Heinz Goetz
My grandfather was born in 1939 in Delmenhorst. Two years later, his father, a public servant, was transferred to Orlová (in those days: Orlau), the very west of today’s Czech Republic. In 1945 the family had to flee in the direction of Germany. In the following interview, my grandfather tells about his childhood in Orlová and about his memories concerning the family’s escape back to Delmenhorst.
Let’s start at the very beginning. Can you tell me about your first years of life?
I was born as the first of two twins on January 4th in 1939, in Delmenhorst, Germany. A rare occasion nowadays, I was born at home, there were a midwife and a birth assistant there. Everything went well, and we were two proper baby boys. [chuckles] My father was a civil servant; my mother was a domestic worker at the mayor’s house in a village near Bremen. My father arrived at Delmenhorst at the age of 15 from Silesia. First, he worked in the wool industry, and afterward, he was an employee at the post office. They got married in 1929, in the same year my sister was born. So, she is nine years older than my brother and me. In 1941 my father was transferred by the post office in Orlau, Silesia.

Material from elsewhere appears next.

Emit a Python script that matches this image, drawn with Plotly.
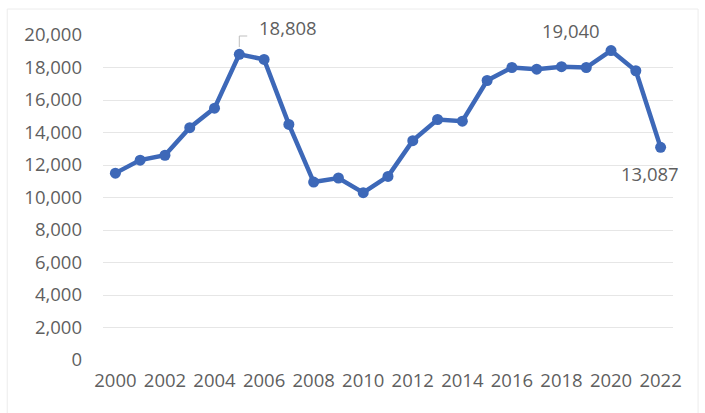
import plotly.graph_objects as go

years = list(range(2000, 2023))
values = [11500, 12300, 12600, 14300, 15500, 18808, 18500, 14500, 10950, 11200,
          10300, 11300, 13500, 14800, 14700, 17200, 18000, 17900, 18050, 18000,
          19040, 17800, 13087]
x_ticks = list(range(2000, 2023, 2))
y_ticks = list(range(0, 20001, 2000))
labeled_years = [2005, 2020, 2022]

LINE = "#3d68b8"
TXT = "#5f5f5f"
FONT = "Open Sans"
FS = 18.5

fig = go.Figure()
fig.add_trace(go.Scatter(
    x=years, y=values, mode="lines+markers",
    line=dict(color=LINE, width=4.5),
    marker=dict(color=LINE, size=11),
    hoverinfo="skip", showlegend=False,
))

val = dict(zip(years, values))
# label offsets (px) for each labeled point
offsets = {2005: (18, 27, "left"), 2020: (-40, 20, "center"), 2022: (-11, -26, "center")}
for yr in labeled_years:
    dx, dy, anc = offsets[yr]
    fig.add_annotation(x=yr, y=val[yr], text=f"{val[yr]:,}", showarrow=False,
                       xshift=dx, yshift=dy, xanchor=anc, yanchor="middle",
                       font=dict(family=FONT, size=FS, color=TXT))

# leader line for the 2005 label
v05 = val[2005]
fig.add_shape(type="path", xref="x", yref="y",
              path=f"M 2005,{v05 + 450} L 2005,{v05 + 1130} L 2005.32,{v05 + 1130}",
              line=dict(color="#bfbfbf", width=1))

# faint chart border
fig.add_shape(type="rect", xref="paper", yref="paper",
              x0=-0.168, x1=1.044, y0=-0.17, y1=1.08,
              line=dict(color="#ececec", width=1), layer="below")

fig.update_layout(
    width=705, height=413,
    margin=dict(l=103, r=32, t=35, b=53),
    paper_bgcolor="white", plot_bgcolor="white",
    font=dict(family=FONT, size=FS, color=TXT),
    xaxis=dict(range=[1999.5, 2022.5], tickvals=x_ticks, ticktext=[str(t) for t in x_ticks],
               showgrid=False, zeroline=False, showline=False, ticks="",
               ticklabelstandoff=7, tickfont=dict(size=FS, color=TXT)),
    yaxis=dict(range=[0, 20000], tickvals=y_ticks, ticktext=[f"{t:,}" for t in y_ticks],
               showgrid=True, gridcolor="#e6e6e6", gridwidth=1, zeroline=False,
               showline=False, ticks="", ticklabelstandoff=20,
               tickfont=dict(size=FS, color=TXT)),
)

fig.write_html("out.html")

It was in the district Mährisch-Ostrau. There he was working at the post’s indoor service until he was drafted into the German Wehrmacht in 1943. I spent most of my childhood in Orlau. It was near the Erzgebirge, and it was a bit hilly and mountainous, a beautiful landscape. My sister was going to school in Orlau because she was nine years older than us two. There she met a Czech girl and became friends with her. The two have visited each other afterward – in this century, I mean. In 1945 we had to leave Orlau. We had to pass the Erzgebirge to get to Germany. At first, we drove by train – I can’t remember how long the journey lasted. Afterward, we continued on foot, met some soldiers who allegedly had deserted from the army, and slept in the forest for three nights.
Why did we have to leave in such a hurry? The father of my sister’s friend said: “You have to leave quickly, the Russians are coming, and the Czechs have already selected the trees on which they are going to hang you!” We wanted to reach Germany; all in all, we traveled for four weeks, mostly on foot. We didn’t have much stuff… At this point, I was six years old. Of course, I didn’t realize the significance of the matter. Probably it was for the best. After about fourteen days, we found shelter at a market garden, where we stayed for a few days, but after that, we had to leave this place as well. During his time in the army, the gardener had been an ambulance man – he and his family took good care of us, really. When my brother fell ill there, the gardener nursed him back to health. We feared for our sister more – because the Russians did not show much courtesy when it came to women. We locked her up in the attic and put furniture in front of the door so she would not be found. But on the gardener’s advice, we left this place as well.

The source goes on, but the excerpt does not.